KPAI juga menyesalkan cepatnya reaksi Kementerian Pendidikan dan Kebudayaan RI yang langsung menyatakan bahwa soal matematika UNBK SMA memang dibuat sulit, karena termasuk jenis soal HOTS (Higher Order Thinking Skills).
“Padahal, sulit (hard) atau mudahnya sebuah soal tidak bisa langsung ditentukan dari teks ataupun konteks soal.”
“Secara metodologis tingkat kesukaran soal ditentukan dengan statistik. Dari populasi atau sampel diperiksa berapakah siswa yang menjawab benar, salah atau malah tidak menjawab,” katanya.
Retno mengatakan sederhananya bila banyak siswa menjawab dengan benar berarti soal itu mudah, dan bila yang terjadi sebaliknya berarti soal itu Sulit.

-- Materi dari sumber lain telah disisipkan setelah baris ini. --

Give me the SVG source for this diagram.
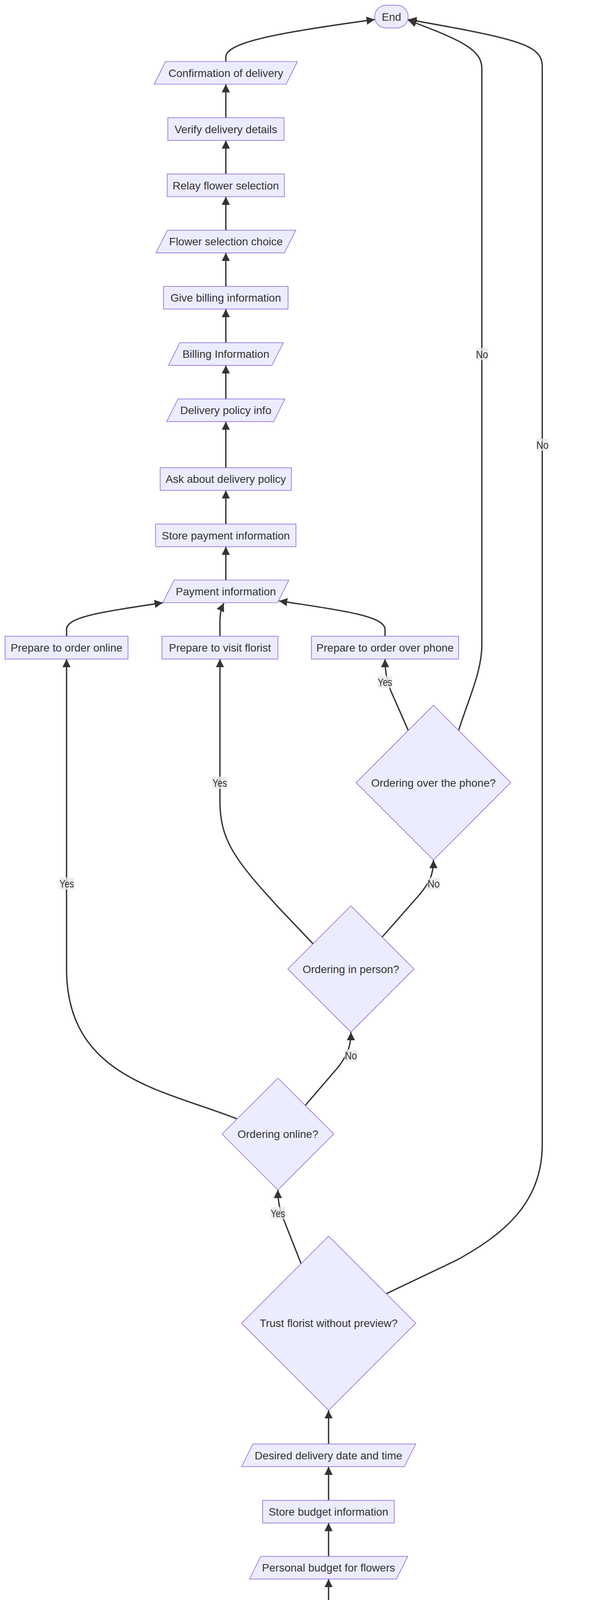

“Sementara hasil UN BK matematika SMA belum diketahui hasilnya saat itu,” tambah Retno.
Ada beberapa hal yang dikeluhkan oleh siswa diantaranya soal UNBK yang sangat sulit, tidak cukup waktu mengerjakannya karena langkahnya yang banyak dan rumit, soal tidak sesuai dengan kisi-kisi, dan siswa menyatakan hanya menyakini jawaban benar sekitar 5 s.d. 10 dari 40 soal yang diuji.
“Siswa juga mengaku tidak pernah membayangkan soal matematika UNBK sesulit itu, padahal selama ini mereka sudah belajar keras untuk berlatih menyelesaikan soal-soal matematika dari berbagai sumber,” katanya.